Syrian opposition not to join talks if third party attends

Syria’s opposition states not to participate in peace talks for future of Syria if third party joins

Photo by: Reuters (Archive)
Photo by: Reuters (Archive)

Riad Hijab, Syrian opposition coordinator

A Syrian opposition council, one of the attendees in Riyadh last month, announced on Wednesday it will not join peace talks if a third party joins the negotiations next week.

Riad Hijab, who was chosen by Syrian opposition groups as coordinator of a negotiating body to lead future peace talks, blamed Moscow of blocking negotiations and also said that the opposition could not bargain while Syrians were writhing in consequence of blockades and bombardment.

He also announced the names of opposition figures that would be involved in the negotiating on behalf of the council in any talks. 

"The opposition delegation is now ready," said George Sabra, an opposition politician also named as a negotiator.

On Monday, United Nations spokesman Farhan Haq said the Syrian peace talks planned to take place on January 25 may be delayed since the major powers have not reached an agreement on which opposition groups should be invited to the meeting in Geneva, as there is less than a week for the planned date. 

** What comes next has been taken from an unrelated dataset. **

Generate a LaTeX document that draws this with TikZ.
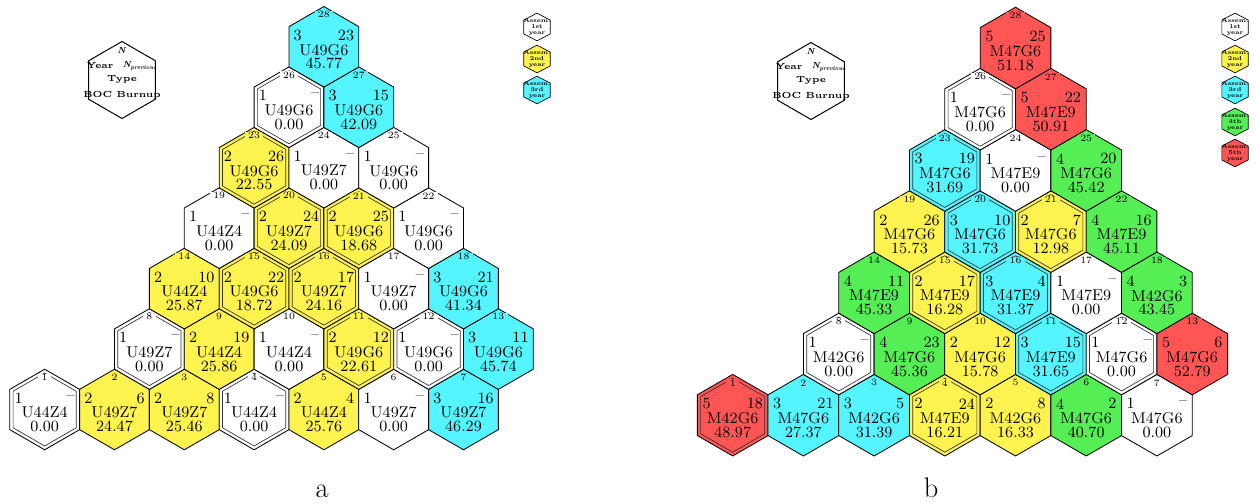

The US Secretary of State John Kerry and his Russian counterpart Sergei Lavrov will discuss the meeting on Wednesday. 

George Sabra stated that the opposition delegation for the talks is chosen by only the opposition council and countries such as Russia had no right to oppose the opposition team offered.

"No country or side has the right to object to the Syrian (opposition) right to propose whoever they want to represent them and no one has the authority to put forward any names other than the council," he said.

The US, European powers, Turkey and Saudi Arabia back the leaving of Assad from power and support the moderate opposition groups fighting against the regime while Russia and Iran have been strong allies of Assad to whom they provide help, including financial aid and weapons.

The Syrian regime has been laying siege to several towns where thousands of civilians are starving to death, a practice many international figures call a war crime.

According to the UN, more than 250,000 people have been killed since the beginning of the conflict. However, the Syrian Observatory for Human Rights (SOHR) puts the number at more than 350,000.

The war started in Syria in 2001 after peaceful demonstrations demanding freedom and better-living conditions took place.